Shares of HCL Technologies (HCL Tech) were trading 3 per cent lower in Friday’s trade, even as the IT major reported a strong set of results for the December quarter and also announced the 80th quarterly dividend in a row. Analysts said the IT Services and ERD segments remained soft and that the growth was primarily driven by the strong performance by the Products & Platforms (P&P) segment.

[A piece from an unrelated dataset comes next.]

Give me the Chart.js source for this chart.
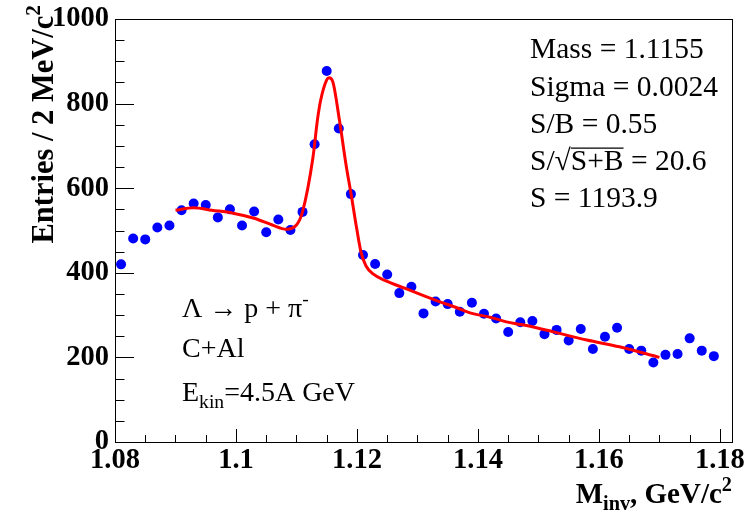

Besides, as Nirmal Bang noted, the revenue growth guidance for FY23 has been narrowed to 13.5-14 per cent in CC terms from 13.5-14.5 per cent indicated post Q2FY23 results, on the back of higher-than-expected furloughs in the Services business . HCL Tech also narrowed its EBIT margin guidance to 18-18.5 percent from 18-19 percent.
Motilal Oswal Securities is also positive on HCL Tech’s prospects. Given HCL Tech’s capabilities in the IMS and digital space and strategic partnerships and investments in cloud, it expects HCL Tech to emerge stronger on the back of an expected increase in enterprise demand for these services.
“The stock is trading at 15 times FY24E EPS, which offers a margin of safety. Our TP is based on 20x FY24E EPS. We reiterate our Buy rating,” it said.
The C Vijayakumar-led company had on Thursday reported a 19 percent year-on-year (YoY) rise in net profit at Rs 4,096 crore for the December quarter compared with Rs 3,442 crore in the same quarter last year. The IT major said its revenue for the quarter jumped 19.6 percent YoY to Rs 26,700 crore compared with Rs 22,331 crore in the year-ago quarter. Dollar revenue for the quarter stood at $ 3,244 million, up 5.3 percent QoQ and 9 percent YoY Revenues in constant currency terms climbed 5 percent QoQ and 13.1 percent YoY.
EBIT margin for the quarter came at 19.6 percent, up 165 basis points sequentially.